#### Supplied material:
------

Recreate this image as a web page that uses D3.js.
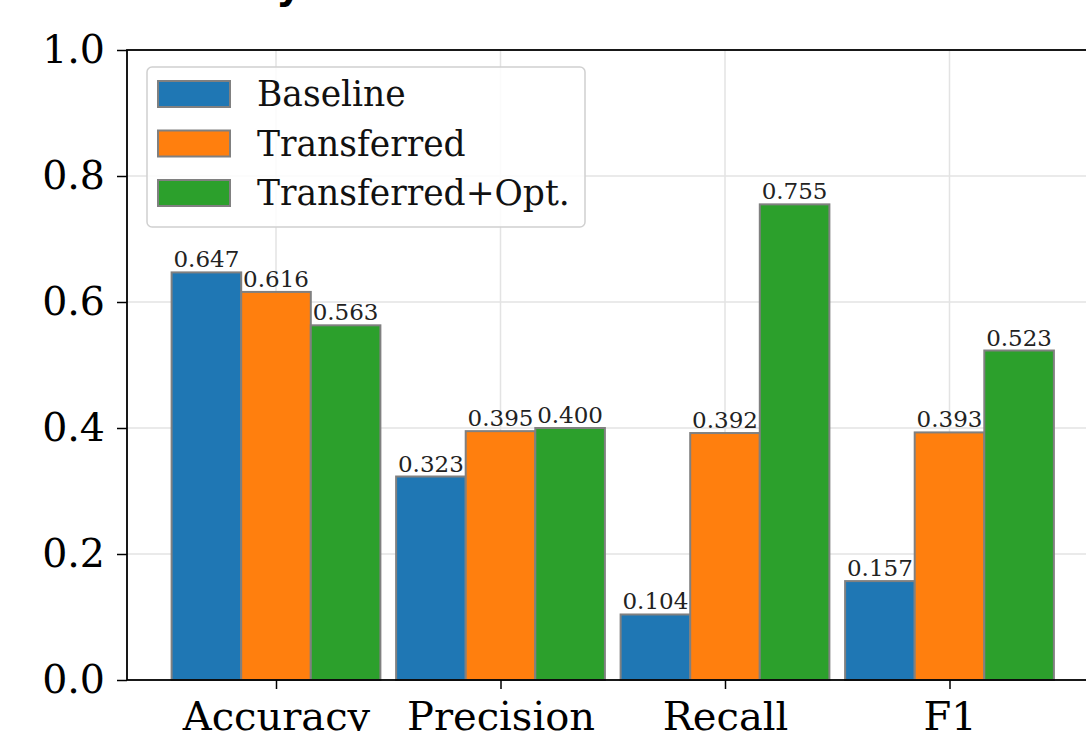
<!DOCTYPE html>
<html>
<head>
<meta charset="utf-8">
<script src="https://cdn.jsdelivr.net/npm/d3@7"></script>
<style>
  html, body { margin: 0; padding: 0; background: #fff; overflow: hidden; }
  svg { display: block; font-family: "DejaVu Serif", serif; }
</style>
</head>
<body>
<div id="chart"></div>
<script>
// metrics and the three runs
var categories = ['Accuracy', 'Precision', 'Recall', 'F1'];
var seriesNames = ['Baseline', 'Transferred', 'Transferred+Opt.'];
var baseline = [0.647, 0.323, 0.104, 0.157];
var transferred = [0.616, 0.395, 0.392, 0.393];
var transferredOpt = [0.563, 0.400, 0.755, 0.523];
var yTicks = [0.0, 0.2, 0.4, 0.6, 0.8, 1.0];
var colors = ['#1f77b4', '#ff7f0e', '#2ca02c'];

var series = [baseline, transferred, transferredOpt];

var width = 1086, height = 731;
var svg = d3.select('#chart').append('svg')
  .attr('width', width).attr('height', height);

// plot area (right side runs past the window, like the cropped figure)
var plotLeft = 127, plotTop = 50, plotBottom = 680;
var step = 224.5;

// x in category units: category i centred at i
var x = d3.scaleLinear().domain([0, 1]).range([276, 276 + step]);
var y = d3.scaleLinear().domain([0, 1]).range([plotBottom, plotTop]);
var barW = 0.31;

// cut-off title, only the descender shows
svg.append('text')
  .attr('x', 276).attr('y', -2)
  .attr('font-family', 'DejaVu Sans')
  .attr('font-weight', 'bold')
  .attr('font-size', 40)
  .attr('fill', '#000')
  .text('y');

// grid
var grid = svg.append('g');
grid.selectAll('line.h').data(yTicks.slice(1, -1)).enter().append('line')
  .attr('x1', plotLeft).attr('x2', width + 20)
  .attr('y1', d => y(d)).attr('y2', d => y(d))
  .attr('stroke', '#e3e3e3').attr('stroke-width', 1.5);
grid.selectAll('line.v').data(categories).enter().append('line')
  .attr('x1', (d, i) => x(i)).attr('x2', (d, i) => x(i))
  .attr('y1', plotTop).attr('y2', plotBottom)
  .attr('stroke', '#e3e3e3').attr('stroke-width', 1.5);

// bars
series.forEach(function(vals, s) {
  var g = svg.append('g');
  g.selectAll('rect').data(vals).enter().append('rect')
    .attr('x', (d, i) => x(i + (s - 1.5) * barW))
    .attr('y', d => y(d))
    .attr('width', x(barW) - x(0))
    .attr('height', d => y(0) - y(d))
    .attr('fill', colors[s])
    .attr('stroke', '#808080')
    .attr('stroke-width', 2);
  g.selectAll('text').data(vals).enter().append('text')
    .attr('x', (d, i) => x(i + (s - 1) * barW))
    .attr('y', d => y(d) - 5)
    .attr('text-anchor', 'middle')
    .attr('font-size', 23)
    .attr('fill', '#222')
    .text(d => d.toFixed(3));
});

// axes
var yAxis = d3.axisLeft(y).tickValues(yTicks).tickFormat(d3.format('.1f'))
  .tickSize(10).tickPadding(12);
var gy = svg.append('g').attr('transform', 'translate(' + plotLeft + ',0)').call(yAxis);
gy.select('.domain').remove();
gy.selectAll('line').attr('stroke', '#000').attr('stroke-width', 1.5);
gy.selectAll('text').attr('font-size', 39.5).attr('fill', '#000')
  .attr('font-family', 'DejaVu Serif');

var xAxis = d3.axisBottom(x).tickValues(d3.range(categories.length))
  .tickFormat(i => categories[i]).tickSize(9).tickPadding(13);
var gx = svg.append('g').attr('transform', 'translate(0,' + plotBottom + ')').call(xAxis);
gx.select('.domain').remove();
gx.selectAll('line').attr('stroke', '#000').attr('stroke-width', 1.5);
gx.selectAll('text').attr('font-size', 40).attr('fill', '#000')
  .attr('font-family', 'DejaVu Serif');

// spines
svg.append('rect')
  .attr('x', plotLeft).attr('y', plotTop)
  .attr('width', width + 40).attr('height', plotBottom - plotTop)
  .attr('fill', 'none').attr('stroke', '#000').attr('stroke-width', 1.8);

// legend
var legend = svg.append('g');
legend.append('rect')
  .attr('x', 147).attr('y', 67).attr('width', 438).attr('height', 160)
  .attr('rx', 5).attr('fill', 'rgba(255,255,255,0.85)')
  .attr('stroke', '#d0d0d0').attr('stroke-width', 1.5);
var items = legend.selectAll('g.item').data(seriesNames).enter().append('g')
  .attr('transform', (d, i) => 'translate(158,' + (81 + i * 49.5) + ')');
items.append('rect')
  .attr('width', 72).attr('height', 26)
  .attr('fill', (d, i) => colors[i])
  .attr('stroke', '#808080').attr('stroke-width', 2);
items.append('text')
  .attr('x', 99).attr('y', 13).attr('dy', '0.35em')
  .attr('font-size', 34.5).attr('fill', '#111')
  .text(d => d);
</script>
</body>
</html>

------

#### Directive:
Without including any pictures, reproduce the listing exactly.

#### Output of the exercise:
Recreate this image as a web page that uses D3.js.
<!DOCTYPE html>
<html>
<head>
<meta charset="utf-8">
<script src="https://cdn.jsdelivr.net/npm/d3@7"></script>
<style>
  html, body { margin: 0; padding: 0; background: #fff; overflow: hidden; }
  svg { display: block; font-family: "DejaVu Serif", serif; }
</style>
</head>
<body>
<div id="chart"></div>
<script>
// metrics and the three runs
var categories = ['Accuracy', 'Precision', 'Recall', 'F1'];
var seriesNames = ['Baseline', 'Transferred', 'Transferred+Opt.'];
var baseline = [0.647, 0.323, 0.104, 0.157];
var transferred = [0.616, 0.395, 0.392, 0.393];
var transferredOpt = [0.563, 0.400, 0.755, 0.523];
var yTicks = [0.0, 0.2, 0.4, 0.6, 0.8, 1.0];
var colors = ['#1f77b4', '#ff7f0e', '#2ca02c'];

var series = [baseline, transferred, transferredOpt];

var width = 1086, height = 731;
var svg = d3.select('#chart').append('svg')
  .attr('width', width).attr('height', height);

// plot area (right side runs past the window, like the cropped figure)
var plotLeft = 127, plotTop = 50, plotBottom = 680;
var step = 224.5;

// x in category units: category i centred at i
var x = d3.scaleLinear().domain([0, 1]).range([276, 276 + step]);
var y = d3.scaleLinear().domain([0, 1]).range([plotBottom, plotTop]);
var barW = 0.31;

// cut-off title, only the descender shows
svg.append('text')
  .attr('x', 276).attr('y', -2)
  .attr('font-family', 'DejaVu Sans')
  .attr('font-weight', 'bold')
  .attr('font-size', 40)
  .attr('fill', '#000')
  .text('y');

// grid
var grid = svg.append('g');
grid.selectAll('line.h').data(yTicks.slice(1, -1)).enter().append('line')
  .attr('x1', plotLeft).attr('x2', width + 20)
  .attr('y1', d => y(d)).attr('y2', d => y(d))
  .attr('stroke', '#e3e3e3').attr('stroke-width', 1.5);
grid.selectAll('line.v').data(categories).enter().append('line')
  .attr('x1', (d, i) => x(i)).attr('x2', (d, i) => x(i))
  .attr('y1', plotTop).attr('y2', plotBottom)
  .attr('stroke', '#e3e3e3').attr('stroke-width', 1.5);

// bars
series.forEach(function(vals, s) {
  var g = svg.append('g');
  g.selectAll('rect').data(vals).enter().append('rect')
    .attr('x', (d, i) => x(i + (s - 1.5) * barW))
    .attr('y', d => y(d))
    .attr('width', x(barW) - x(0))
    .attr('height', d => y(0) - y(d))
    .attr('fill', colors[s])
    .attr('stroke', '#808080')
    .attr('stroke-width', 2);
  g.selectAll('text').data(vals).enter().append('text')
    .attr('x', (d, i) => x(i + (s - 1) * barW))
    .attr('y', d => y(d) - 5)
    .attr('text-anchor', 'middle')
    .attr('font-size', 23)
    .attr('fill', '#222')
    .text(d => d.toFixed(3));
});

// axes
var yAxis = d3.axisLeft(y).tickValues(yTicks).tickFormat(d3.format('.1f'))
  .tickSize(10).tickPadding(12);
var gy = svg.append('g').attr('transform', 'translate(' + plotLeft + ',0)').call(yAxis);
gy.select('.domain').remove();
gy.selectAll('line').attr('stroke', '#000').attr('stroke-width', 1.5);
gy.selectAll('text').attr('font-size', 39.5).attr('fill', '#000')
  .attr('font-family', 'DejaVu Serif');

var xAxis = d3.axisBottom(x).tickValues(d3.range(categories.length))
  .tickFormat(i => categories[i]).tickSize(9).tickPadding(13);
var gx = svg.append('g').attr('transform', 'translate(0,' + plotBottom + ')').call(xAxis);
gx.select('.domain').remove();
gx.selectAll('line').attr('stroke', '#000').attr('stroke-width', 1.5);
gx.selectAll('text').attr('font-size', 40).attr('fill', '#000')
  .attr('font-family', 'DejaVu Serif');

// spines
svg.append('rect')
  .attr('x', plotLeft).attr('y', plotTop)
  .attr('width', width + 40).attr('height', plotBottom - plotTop)
  .attr('fill', 'none').attr('stroke', '#000').attr('stroke-width', 1.8);

// legend
var legend = svg.append('g');
legend.append('rect')
  .attr('x', 147).attr('y', 67).attr('width', 438).attr('height', 160)
  .attr('rx', 5).attr('fill', 'rgba(255,255,255,0.85)')
  .attr('stroke', '#d0d0d0').attr('stroke-width', 1.5);
var items = legend.selectAll('g.item').data(seriesNames).enter().append('g')
  .attr('transform', (d, i) => 'translate(158,' + (81 + i * 49.5) + ')');
items.append('rect')
  .attr('width', 72).attr('height', 26)
  .attr('fill', (d, i) => colors[i])
  .attr('stroke', '#808080').attr('stroke-width', 2);
items.append('text')
  .attr('x', 99).attr('y', 13).attr('dy', '0.35em')
  .attr('font-size', 34.5).attr('fill', '#111')
  .text(d => d);
</script>
</body>
</html>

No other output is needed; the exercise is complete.